◆ Dataset entries

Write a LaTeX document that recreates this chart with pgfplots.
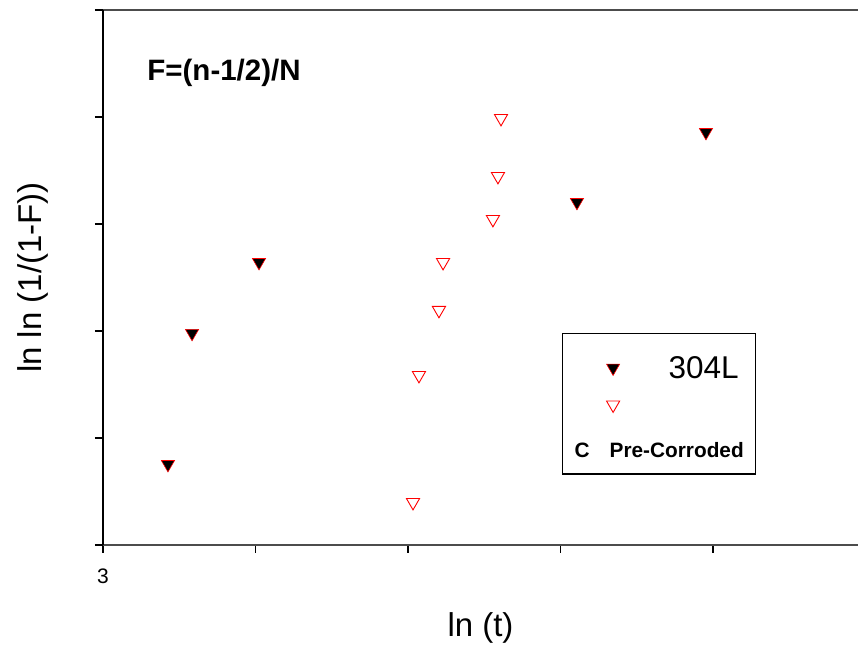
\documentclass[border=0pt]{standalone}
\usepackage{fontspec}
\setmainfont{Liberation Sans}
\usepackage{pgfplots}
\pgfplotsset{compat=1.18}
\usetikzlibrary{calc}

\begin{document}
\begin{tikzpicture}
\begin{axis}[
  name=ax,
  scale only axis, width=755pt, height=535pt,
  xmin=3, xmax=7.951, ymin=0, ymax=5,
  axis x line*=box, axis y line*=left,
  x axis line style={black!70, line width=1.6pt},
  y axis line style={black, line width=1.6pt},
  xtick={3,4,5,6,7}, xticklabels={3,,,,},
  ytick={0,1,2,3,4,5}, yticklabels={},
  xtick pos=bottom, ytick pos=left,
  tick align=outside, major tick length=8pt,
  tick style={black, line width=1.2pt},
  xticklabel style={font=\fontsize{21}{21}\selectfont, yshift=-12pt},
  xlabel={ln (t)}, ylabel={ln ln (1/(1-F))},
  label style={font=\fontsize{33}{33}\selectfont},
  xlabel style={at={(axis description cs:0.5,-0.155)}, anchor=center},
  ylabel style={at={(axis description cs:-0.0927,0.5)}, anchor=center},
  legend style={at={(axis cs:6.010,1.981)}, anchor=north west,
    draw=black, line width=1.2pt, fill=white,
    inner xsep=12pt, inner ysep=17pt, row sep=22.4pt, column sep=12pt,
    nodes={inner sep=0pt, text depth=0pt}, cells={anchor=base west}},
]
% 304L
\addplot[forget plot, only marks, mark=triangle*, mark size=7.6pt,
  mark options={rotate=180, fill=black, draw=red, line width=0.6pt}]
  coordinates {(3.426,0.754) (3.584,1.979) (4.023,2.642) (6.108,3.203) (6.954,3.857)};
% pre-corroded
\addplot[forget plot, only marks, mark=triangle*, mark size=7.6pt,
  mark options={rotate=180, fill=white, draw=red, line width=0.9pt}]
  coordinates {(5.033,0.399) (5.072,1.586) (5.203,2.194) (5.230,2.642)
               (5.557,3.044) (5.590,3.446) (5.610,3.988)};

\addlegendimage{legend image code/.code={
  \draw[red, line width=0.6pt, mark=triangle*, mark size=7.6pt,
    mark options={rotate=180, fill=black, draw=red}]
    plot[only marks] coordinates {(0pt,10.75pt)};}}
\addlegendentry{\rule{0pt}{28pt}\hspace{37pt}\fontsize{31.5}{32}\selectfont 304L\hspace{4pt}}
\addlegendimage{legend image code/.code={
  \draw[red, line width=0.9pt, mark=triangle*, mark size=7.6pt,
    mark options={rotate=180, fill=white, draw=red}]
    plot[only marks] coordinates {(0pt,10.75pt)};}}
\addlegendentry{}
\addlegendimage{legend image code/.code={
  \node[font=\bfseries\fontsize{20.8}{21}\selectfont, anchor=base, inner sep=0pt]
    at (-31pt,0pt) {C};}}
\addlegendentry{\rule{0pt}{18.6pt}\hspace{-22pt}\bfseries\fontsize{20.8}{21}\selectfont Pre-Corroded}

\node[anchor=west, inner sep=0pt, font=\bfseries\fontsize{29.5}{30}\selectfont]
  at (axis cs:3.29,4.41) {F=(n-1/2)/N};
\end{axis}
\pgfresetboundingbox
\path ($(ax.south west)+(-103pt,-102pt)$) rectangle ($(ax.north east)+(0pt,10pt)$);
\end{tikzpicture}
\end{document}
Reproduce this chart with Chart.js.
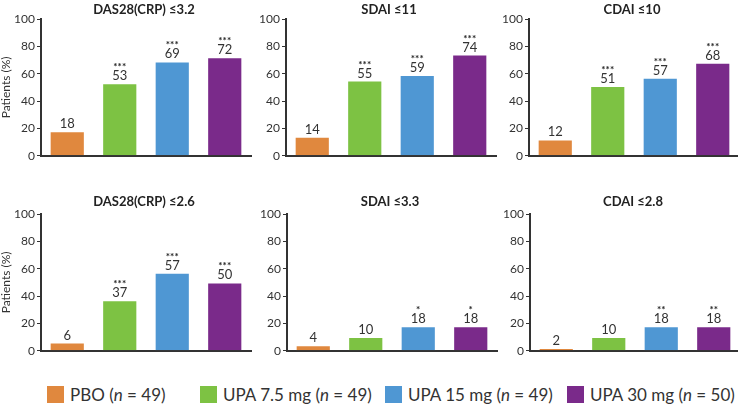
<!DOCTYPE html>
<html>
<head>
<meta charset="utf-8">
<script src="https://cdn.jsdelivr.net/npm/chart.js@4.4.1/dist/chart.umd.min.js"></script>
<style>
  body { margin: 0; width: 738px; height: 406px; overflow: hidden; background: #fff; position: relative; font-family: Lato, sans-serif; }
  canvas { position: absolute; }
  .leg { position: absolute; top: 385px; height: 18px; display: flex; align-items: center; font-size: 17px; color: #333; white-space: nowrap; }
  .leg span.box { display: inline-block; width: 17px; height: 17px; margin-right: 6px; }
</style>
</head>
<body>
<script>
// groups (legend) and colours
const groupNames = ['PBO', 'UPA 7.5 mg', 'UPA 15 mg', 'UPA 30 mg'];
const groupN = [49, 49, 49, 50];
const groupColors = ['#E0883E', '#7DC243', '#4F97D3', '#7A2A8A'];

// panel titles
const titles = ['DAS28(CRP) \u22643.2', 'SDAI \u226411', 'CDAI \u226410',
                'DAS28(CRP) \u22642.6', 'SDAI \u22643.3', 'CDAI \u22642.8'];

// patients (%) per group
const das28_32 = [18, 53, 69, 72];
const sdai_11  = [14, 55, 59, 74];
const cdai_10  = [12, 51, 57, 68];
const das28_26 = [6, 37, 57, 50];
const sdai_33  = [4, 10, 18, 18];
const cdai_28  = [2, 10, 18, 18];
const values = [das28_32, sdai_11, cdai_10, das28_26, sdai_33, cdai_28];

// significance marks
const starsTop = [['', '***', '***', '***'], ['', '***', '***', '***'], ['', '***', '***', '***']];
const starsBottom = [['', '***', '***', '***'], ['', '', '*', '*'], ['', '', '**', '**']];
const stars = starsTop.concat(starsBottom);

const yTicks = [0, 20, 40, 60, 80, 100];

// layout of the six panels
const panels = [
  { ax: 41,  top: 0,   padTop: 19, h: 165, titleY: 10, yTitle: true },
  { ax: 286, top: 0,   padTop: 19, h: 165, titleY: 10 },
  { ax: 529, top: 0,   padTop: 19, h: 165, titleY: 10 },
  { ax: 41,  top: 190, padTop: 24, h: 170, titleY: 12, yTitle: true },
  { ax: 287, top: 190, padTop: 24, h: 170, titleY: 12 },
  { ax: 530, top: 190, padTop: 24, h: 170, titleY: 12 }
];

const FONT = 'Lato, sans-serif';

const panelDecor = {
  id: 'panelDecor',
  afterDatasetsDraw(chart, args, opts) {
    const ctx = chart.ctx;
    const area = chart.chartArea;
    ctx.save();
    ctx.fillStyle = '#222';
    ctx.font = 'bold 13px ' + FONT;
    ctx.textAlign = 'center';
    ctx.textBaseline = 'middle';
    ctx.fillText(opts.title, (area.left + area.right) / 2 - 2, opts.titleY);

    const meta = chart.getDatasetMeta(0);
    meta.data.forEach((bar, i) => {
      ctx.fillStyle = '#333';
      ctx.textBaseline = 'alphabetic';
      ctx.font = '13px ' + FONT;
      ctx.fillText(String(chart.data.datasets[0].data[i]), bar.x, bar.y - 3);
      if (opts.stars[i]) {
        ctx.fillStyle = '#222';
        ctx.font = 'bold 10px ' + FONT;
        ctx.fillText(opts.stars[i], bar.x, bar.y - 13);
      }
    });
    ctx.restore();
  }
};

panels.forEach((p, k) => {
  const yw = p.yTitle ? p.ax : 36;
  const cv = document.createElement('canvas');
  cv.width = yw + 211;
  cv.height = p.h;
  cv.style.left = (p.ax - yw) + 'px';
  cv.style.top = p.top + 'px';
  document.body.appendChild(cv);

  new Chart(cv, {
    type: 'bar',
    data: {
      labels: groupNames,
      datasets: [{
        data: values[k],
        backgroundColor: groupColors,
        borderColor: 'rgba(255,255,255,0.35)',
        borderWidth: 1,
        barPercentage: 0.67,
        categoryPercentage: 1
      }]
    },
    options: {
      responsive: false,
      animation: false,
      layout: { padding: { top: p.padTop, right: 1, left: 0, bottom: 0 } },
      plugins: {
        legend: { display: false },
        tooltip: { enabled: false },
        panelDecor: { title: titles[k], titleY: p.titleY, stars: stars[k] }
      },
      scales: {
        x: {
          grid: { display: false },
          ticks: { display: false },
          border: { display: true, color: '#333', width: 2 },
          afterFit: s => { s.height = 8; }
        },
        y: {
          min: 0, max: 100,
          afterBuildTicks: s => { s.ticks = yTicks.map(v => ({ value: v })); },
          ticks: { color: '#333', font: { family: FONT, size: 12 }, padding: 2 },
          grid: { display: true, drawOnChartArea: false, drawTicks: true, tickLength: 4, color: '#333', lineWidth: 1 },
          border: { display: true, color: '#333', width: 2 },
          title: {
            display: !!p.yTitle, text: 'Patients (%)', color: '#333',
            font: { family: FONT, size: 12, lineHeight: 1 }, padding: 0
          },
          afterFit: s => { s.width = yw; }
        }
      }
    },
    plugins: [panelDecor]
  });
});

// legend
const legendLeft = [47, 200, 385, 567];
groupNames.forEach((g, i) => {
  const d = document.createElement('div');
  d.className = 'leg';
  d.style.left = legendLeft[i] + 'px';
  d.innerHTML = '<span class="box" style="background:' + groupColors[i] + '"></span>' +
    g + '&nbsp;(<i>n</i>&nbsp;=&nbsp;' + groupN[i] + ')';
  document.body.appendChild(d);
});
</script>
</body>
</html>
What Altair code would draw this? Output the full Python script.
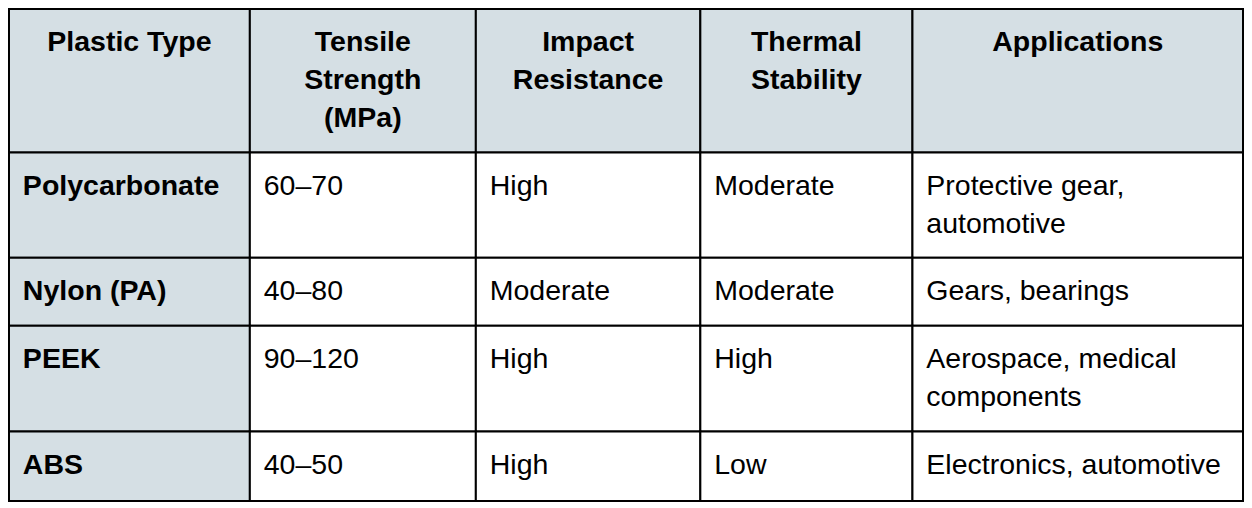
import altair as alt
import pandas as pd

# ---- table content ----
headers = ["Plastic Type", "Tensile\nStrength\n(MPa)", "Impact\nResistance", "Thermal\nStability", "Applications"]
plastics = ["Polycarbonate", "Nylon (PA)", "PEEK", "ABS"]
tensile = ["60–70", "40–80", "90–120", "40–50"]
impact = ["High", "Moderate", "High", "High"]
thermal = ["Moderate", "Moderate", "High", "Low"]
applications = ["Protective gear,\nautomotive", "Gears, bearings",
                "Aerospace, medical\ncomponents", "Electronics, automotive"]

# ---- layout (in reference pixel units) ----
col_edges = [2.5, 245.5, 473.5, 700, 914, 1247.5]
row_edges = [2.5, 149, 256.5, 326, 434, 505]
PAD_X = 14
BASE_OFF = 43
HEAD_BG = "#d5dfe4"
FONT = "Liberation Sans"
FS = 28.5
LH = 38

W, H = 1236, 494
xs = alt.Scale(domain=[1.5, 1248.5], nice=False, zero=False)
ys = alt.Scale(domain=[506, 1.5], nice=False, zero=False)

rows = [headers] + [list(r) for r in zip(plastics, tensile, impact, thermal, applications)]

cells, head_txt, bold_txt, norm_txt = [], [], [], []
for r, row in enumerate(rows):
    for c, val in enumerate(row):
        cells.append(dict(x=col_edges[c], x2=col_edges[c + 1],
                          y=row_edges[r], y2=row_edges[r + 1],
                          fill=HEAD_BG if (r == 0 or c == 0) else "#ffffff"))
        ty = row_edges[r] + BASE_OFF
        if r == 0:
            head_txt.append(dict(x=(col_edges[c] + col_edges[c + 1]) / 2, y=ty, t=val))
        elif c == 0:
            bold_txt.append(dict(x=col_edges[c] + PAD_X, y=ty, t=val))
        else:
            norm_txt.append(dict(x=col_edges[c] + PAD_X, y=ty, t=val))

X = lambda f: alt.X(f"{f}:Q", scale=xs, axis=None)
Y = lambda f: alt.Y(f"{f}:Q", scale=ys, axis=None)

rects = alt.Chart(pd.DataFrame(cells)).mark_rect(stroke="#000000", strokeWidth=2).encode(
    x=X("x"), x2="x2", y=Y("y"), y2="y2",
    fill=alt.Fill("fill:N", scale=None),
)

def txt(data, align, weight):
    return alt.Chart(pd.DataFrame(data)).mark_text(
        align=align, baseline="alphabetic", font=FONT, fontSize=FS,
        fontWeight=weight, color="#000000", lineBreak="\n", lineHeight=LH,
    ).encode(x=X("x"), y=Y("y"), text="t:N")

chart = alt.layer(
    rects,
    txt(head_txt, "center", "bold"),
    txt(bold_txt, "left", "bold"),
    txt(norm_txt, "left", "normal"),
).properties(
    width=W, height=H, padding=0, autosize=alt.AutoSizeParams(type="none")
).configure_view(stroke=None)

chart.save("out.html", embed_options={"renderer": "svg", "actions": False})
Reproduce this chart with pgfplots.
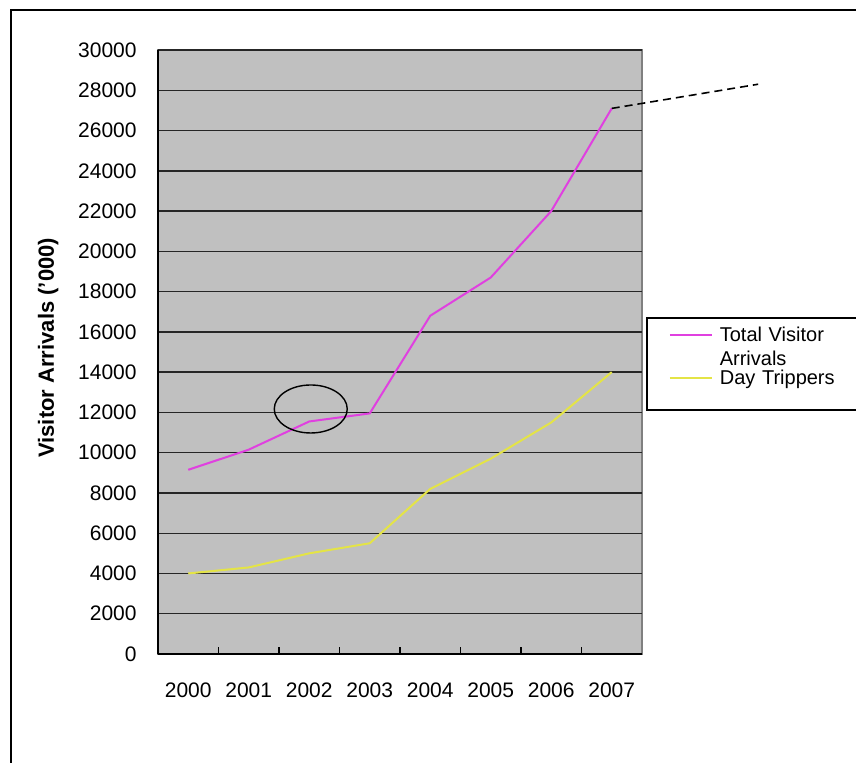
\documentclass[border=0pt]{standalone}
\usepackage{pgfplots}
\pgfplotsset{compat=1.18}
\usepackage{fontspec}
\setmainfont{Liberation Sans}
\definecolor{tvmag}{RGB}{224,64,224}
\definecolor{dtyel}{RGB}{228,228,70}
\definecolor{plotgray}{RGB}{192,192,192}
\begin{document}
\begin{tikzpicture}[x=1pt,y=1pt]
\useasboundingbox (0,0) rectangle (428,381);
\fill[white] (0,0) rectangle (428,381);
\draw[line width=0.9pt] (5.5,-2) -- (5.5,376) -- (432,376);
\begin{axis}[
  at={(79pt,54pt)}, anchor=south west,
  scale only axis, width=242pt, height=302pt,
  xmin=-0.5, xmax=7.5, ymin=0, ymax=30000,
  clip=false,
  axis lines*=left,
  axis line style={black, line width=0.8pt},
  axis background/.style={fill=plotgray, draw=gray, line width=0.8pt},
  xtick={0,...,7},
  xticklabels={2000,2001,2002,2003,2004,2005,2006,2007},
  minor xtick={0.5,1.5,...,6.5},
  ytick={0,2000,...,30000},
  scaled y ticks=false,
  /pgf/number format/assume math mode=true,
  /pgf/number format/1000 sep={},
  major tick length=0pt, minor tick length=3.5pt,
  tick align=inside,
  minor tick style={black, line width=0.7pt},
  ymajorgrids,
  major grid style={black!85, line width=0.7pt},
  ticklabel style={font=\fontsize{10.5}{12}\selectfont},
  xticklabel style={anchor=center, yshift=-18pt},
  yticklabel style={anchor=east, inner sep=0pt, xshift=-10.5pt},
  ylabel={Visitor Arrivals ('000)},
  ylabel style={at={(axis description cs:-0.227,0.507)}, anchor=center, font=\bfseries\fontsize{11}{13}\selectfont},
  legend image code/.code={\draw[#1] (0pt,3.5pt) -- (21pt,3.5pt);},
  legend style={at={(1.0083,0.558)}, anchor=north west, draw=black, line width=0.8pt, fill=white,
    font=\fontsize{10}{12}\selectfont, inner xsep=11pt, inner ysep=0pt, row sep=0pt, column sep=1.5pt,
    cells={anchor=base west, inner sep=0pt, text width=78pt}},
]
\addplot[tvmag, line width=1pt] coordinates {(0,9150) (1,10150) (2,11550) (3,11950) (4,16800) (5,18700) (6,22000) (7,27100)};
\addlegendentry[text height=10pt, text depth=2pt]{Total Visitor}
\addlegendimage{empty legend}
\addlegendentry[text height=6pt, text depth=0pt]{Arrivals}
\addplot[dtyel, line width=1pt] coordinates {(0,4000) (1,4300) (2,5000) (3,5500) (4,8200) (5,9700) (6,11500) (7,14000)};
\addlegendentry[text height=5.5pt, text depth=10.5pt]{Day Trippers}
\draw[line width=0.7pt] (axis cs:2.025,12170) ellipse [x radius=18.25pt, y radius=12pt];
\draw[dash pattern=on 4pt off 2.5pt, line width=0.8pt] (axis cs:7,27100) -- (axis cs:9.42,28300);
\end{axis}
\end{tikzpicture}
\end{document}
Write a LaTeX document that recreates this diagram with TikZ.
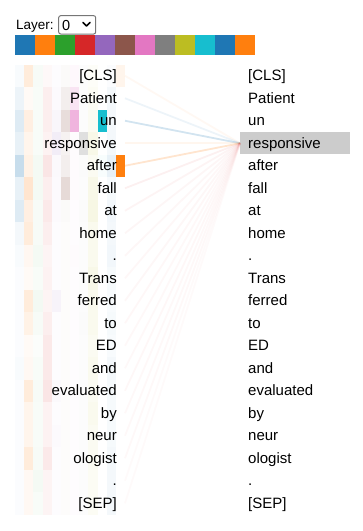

◆ TO BE DONE
Pick out each line that holds the string "with".

◆ TASK SOLUTION
Write a LaTeX document that recreates this chart with pgfplots.
Reproduce this chart with Chart.js.
Reproduce this chart with pgfplots.
Write a LaTeX document that recreates this diagram with TikZ.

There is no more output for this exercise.